Landmark works by the Dutch fashion masters fill the NGV this spring
Last time we spoke to curator Thierry-Maxime Loriot, he was busy getting ready for the blockbuster The Fashion World of Jean Paul Gaultier exhibition. Back then, he was a relative unknown in curatorial circles who put together what ended up being the most visited fashion exhibition in history which toured for five years and attracted over two million visitors. Today, he’s gearing up for his second major fashion, a presentation of the avant-garde creations by Dutch designers Viktor Horsting and Rolf Snoeren of international fashion house Viktor&Rolf.
“It’s important for me to work with artists who have a different vision of beauty and craftsmanship. I like the rebels, I’m not interested in classicism,” Loriot says. “Viktor and Rolf aren’t just designers, they are fashion artists; they just express their ideas with textiles.”
One of their best-known statements were the tulle ball gowns from the spring 2010 ready-to-wear collection, which looked like someone had hacked away at them with a samurai sword. “This collection came out of the global recession when everyone, including the fashion industry, were feeling the pinch of the credit crunch,” Loriot explains. Horsting and Snoeren’s reaction to the economic cut backs were to literally cut into the solid mass of ruffles.

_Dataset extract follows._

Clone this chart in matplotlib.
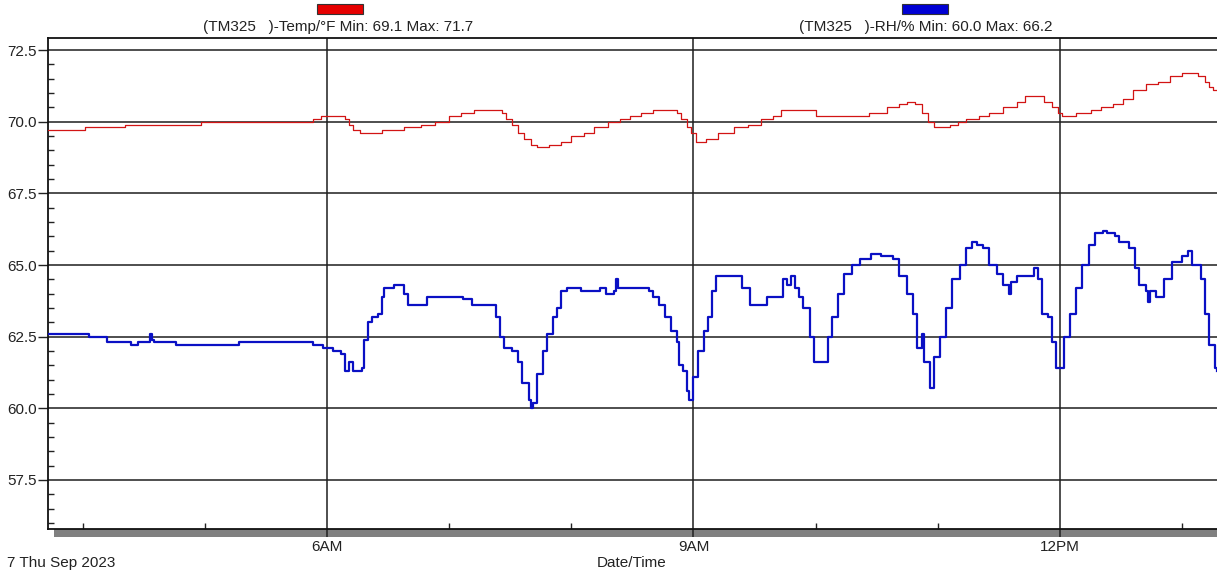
import matplotlib
matplotlib.use("Agg")
import matplotlib.pyplot as plt
from matplotlib.patches import Rectangle
import numpy as np

plt.rcParams["font.family"] = ["Liberation Sans", "DejaVu Sans"]
plt.rcParams["font.size"] = 11

# ---- logger readings (time of day, value) ----
temp_times = [
    "03:43", "04:01", "04:21", "04:58", "05:53", "05:57", "06:09", "06:11",
    "06:13", "06:16", "06:27", "06:38", "06:46", "06:53", "07:00", "07:06",
    "07:12", "07:26", "07:28", "07:31", "07:34", "07:37", "07:40", "07:43",
    "07:49", "07:55", "08:00", "08:06", "08:11", "08:18", "08:24", "08:29",
    "08:34", "08:40", "08:52", "08:54", "08:57", "08:59", "09:01", "09:06",
    "09:12", "09:20", "09:27", "09:33", "09:39", "09:43", "09:55", "10:00",
    "10:06", "10:26", "10:35", "10:41", "10:45", "10:49", "10:52", "10:55",
    "10:58", "11:06", "11:10", "11:14", "11:20", "11:25", "11:32", "11:39",
    "11:43", "11:52", "11:56", "11:59", "12:01", "12:08", "12:15", "12:20",
    "12:26", "12:31", "12:36", "12:42", "12:48", "12:54", "13:00", "13:08",
    "13:11", "13:13", "13:15", "13:17",
]
temp_values = [
    69.7, 69.8, 69.9, 70.0, 70.1, 70.2, 70.1, 69.9,
    69.7, 69.6, 69.7, 69.8, 69.9, 70.0, 70.2, 70.3,
    70.4, 70.3, 70.1, 69.9, 69.6, 69.4, 69.2, 69.1,
    69.2, 69.3, 69.5, 69.6, 69.8, 70.0, 70.1, 70.2,
    70.3, 70.4, 70.3, 70.1, 69.8, 69.6, 69.3, 69.4,
    69.6, 69.8, 69.9, 70.1, 70.2, 70.4, 70.4, 70.2,
    70.2, 70.3, 70.5, 70.6, 70.7, 70.6, 70.3, 70.0,
    69.8, 69.9, 70.0, 70.1, 70.2, 70.3, 70.5, 70.7,
    70.9, 70.7, 70.5, 70.3, 70.2, 70.3, 70.4, 70.5,
    70.6, 70.8, 71.1, 71.3, 71.4, 71.6, 71.7, 71.6,
    71.4, 71.2, 71.1, 71.1,
]

rh_times = [
    "03:43", "04:02", "04:03", "04:11", "04:12", "04:23", "04:24", "04:26",
    "04:27", "04:32", "04:33", "04:34", "04:35", "04:45", "04:46", "05:16",
    "05:17", "05:52", "05:53", "05:57", "05:58", "06:02", "06:03", "06:07",
    "06:09", "06:11", "06:13", "06:17", "06:18", "06:20", "06:22", "06:25",
    "06:27", "06:28", "06:33", "06:36", "06:38", "06:40", "06:48", "06:49",
    "07:06", "07:07", "07:10", "07:11", "07:21", "07:23", "07:25", "07:27",
    "07:31", "07:34", "07:36", "07:39", "07:40", "07:41", "07:43", "07:46",
    "07:48", "07:51", "07:53", "07:55", "07:58", "08:05", "08:14", "08:17",
    "08:21", "08:22", "08:23", "08:38", "08:40", "08:43", "08:46", "08:49",
    "08:52", "08:53", "08:55", "08:57", "08:58", "09:00", "09:02", "09:05",
    "09:07", "09:09", "09:11", "09:23", "09:24", "09:26", "09:28", "09:35",
    "09:36", "09:43", "09:44", "09:46", "09:48", "09:50", "09:52", "09:54",
    "09:57", "09:59", "10:04", "10:06", "10:08", "10:11", "10:14", "10:18",
    "10:22", "10:27", "10:32", "10:38", "10:41", "10:45", "10:48", "10:50",
    "10:52", "10:53", "10:56", "10:58", "11:01", "11:04", "11:07", "11:11",
    "11:14", "11:17", "11:19", "11:22", "11:25", "11:29", "11:32", "11:35",
    "11:36", "11:39", "11:46", "11:47", "11:49", "11:51", "11:54", "11:56",
    "11:58", "12:00", "12:02", "12:05", "12:08", "12:11", "12:14", "12:17",
    "12:21", "12:23", "12:27", "12:29", "12:34", "12:37", "12:39", "12:42",
    "12:43", "12:44", "12:47", "12:51", "12:55", "13:00", "13:03", "13:05",
    "13:09", "13:11", "13:13", "13:16", "13:17",
]
rh_values = [
    62.6, 62.6, 62.5, 62.5, 62.3, 62.3, 62.2, 62.2,
    62.3, 62.3, 62.6, 62.4, 62.3, 62.3, 62.2, 62.2,
    62.3, 62.3, 62.2, 62.2, 62.1, 62.1, 62.0, 61.9,
    61.3, 61.6, 61.3, 61.4, 62.4, 63.0, 63.2, 63.3,
    63.9, 64.2, 64.3, 64.3, 64.0, 63.6, 63.6, 63.9,
    63.9, 63.8, 63.8, 63.6, 63.6, 63.2, 62.5, 62.1,
    62.0, 61.6, 60.9, 60.3, 60.0, 60.2, 61.2, 62.0,
    62.6, 63.2, 63.5, 64.1, 64.2, 64.1, 64.2, 64.0,
    64.1, 64.5, 64.2, 64.1, 63.9, 63.6, 63.2, 62.7,
    62.3, 61.5, 61.3, 60.6, 60.3, 61.1, 62.0, 62.7,
    63.2, 64.1, 64.6, 64.6, 64.2, 64.2, 63.6, 63.6,
    63.9, 63.9, 64.5, 64.3, 64.6, 64.2, 63.9, 63.5,
    62.5, 61.6, 61.6, 62.5, 63.2, 64.0, 64.7, 65.0,
    65.2, 65.4, 65.3, 65.2, 64.6, 64.0, 63.3, 62.1,
    62.6, 61.6, 60.7, 61.8, 62.5, 63.5, 64.5, 65.0,
    65.6, 65.8, 65.7, 65.6, 65.0, 64.7, 64.3, 64.0,
    64.4, 64.6, 64.6, 64.9, 64.5, 63.3, 63.2, 62.3,
    61.4, 61.4, 62.5, 63.3, 64.2, 65.0, 65.7, 66.1,
    66.2, 66.1, 66.0, 65.8, 65.6, 64.9, 64.3, 64.1,
    63.7, 64.1, 63.9, 64.5, 65.1, 65.3, 65.5, 65.0,
    64.5, 63.3, 62.2, 61.4, 61.3,
]

y_ticks = [57.5, 60.0, 62.5, 65.0, 67.5, 70.0, 72.5]
x_major_hours = [6, 9, 12]
x_major_labels = ["6AM", "9AM", "12PM"]
x_minor_hours = [4, 5, 7, 8, 10, 11, 13]
date_label = "7 Thu Sep 2023"
temp_name = "(TM325   )-Temp/\u00b0F"
rh_name = "(TM325   )-RH/%"


def to_hours(stamps):
    out = []
    for s in stamps:
        h, m = s.split(":")
        out.append(int(h) + int(m) / 60.0)
    return np.array(out)


t_temp = to_hours(temp_times)
t_rh = to_hours(rh_times)
temp = np.array(temp_values)
rh = np.array(rh_values)

W, H = 1217, 572
fig = plt.figure(figsize=(W / 100, H / 100), dpi=100)
fig.patch.set_facecolor("white")

left_px, right_px, top_px, bottom_px = 48, 1217, 38, 529
ax = fig.add_axes([left_px / W, 1 - bottom_px / H,
                   (right_px - left_px) / W, (bottom_px - top_px) / H])

RED = "#d21414"
BLUE = "#0a10c4"

ax.plot(t_temp, temp, drawstyle="steps-post", color=RED, lw=0.9, zorder=3)
ax.plot(t_rh, rh, drawstyle="steps-post", color=BLUE, lw=1.6, zorder=3)

ax.set_xlim(3.717, 13.285)
ax.set_ylim(55.79, 72.92)

# y axis: major ticks outward with gridlines, minor ticks inward every 0.5
ax.set_yticks(y_ticks)
ax.set_yticklabels([f"{v:.1f}" for v in y_ticks])
ax.set_yticks(np.arange(56.0, 72.6, 0.5), minor=True)
ax.tick_params(axis="y", which="major", direction="out", length=7, width=1.0,
               pad=1, labelsize=11, colors="#222222")
ax.tick_params(axis="y", which="minor", direction="in", length=4.5, width=1.0,
               color="#222222")

# x axis: 3-hourly gridlines, hourly inward minor ticks
ax.set_xticks(x_major_hours)
ax.set_xticklabels(x_major_labels)
ax.set_xticks(x_minor_hours, minor=True)
ax.tick_params(axis="x", which="major", direction="out", length=6, width=1.1,
               pad=2, labelsize=11, colors="#222222")
ax.tick_params(axis="x", which="minor", direction="in", length=4, width=1.0,
               color="#222222")

ax.grid(True, which="major", color="#1e1e1e", lw=1.1, zorder=1)
ax.set_axisbelow(True)

for side in ("left", "bottom", "top"):
    ax.spines[side].set_color("#111111")
    ax.spines[side].set_linewidth(1.3)
ax.spines["right"].set_visible(False)

# grey shadow band under the time axis
ax_w = right_px - left_px
ax_h = bottom_px - top_px
ax.add_patch(Rectangle((6 / ax_w, -8 / ax_h), 1.0, 8 / ax_h,
                       transform=ax.transAxes, clip_on=False,
                       facecolor="#808080", edgecolor="none", zorder=0.5))

# captions under the time axis
fig.text(7 / W, 1 - 563 / H, date_label, ha="left", va="center",
         fontsize=11, color="#222222")
fig.text(632 / W, 1 - 563 / H, "Date/Time", ha="center", va="center",
         fontsize=11, color="#222222")


# series keys at the top
def series_key(cx, rect_x0, rect_x1, color, name, values):
    fig.patches.append(Rectangle((rect_x0 / W, 1 - 14 / H),
                                 (rect_x1 - rect_x0) / W, 10 / H,
                                 transform=fig.transFigure, facecolor=color,
                                 edgecolor="#333333", lw=0.8))
    fig.text(cx / W, 1 - 27 / H,
             f"{name} Min: {values.min():.1f} Max: {values.max():.1f}",
             ha="center", va="center", fontsize=11, color="#222222")


series_key(338, 317, 363, "#e60000", temp_name, temp)
series_key(926, 902, 948, "#0000d4", rh_name, rh)

fig.savefig("out.png", dpi=100)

Unlike many contemporary fashion names, Horsting and Snoeren’s came out of design school in the Netherlands as opposed to London’s Central Saint Martins or Parsons in New York. “They’re the punks of the fashion industry: they work without historical references from past trends, they don’t dress celebrities at the red carpet, and they often work backwards from the show concept before they develop the collection.”
Viktor&Rolf: Fashion Artists will feature 35 haute couture pieces from the designers’ twenty-year career and replicas of antique dolls dressed in the designers’ most iconic looks.
Viktor&Rolf for beginners
1. Think fashion isn't art? Think again. In response to the tired question of whether fashion can ever be part of the art world, Viktor&Rolf brought out the Wearable Art haute couture collection in fall 2015. Model walked the runway (set in a gallery, no less) kitted out in dresses and capes hemmed with hinged frames that could be taken off and displayed as artworks.
2. Viktor Horsting and Rolf Snoeren met when they studied fashion at the Arnhem Academy of Art and Design in the Netherlands. Both designers have had a connection to art, putting on their first fashion shows as Viktor&Rolf in contemporary art galleries.
3. The Viktor&Rolf: Fashion exhibition came into being almost by chance, when curator Thierry Maxime-Loriot was introduced to Horsting and Snoeren in a Paris restaurant. In a world where fast fashion is the norm, the designers wanted to show their couture work and their artistry to the general public.
4. Viktor&Rolf hasn't always shied away from the high street. Their first ready-to-wear collection launched in 2000, and they collaborated with H&M in 2006. They did, however, halt their ready-to-wear arm in 2015 to focus on their haute couture and fragrance lines.
5. The old becomes the new at Viktor&Rolf's haute couture Autumn/Winter 2016 collection, which pays homage to past collections as pieces were created using torn up fabrics and garments from previous seasons.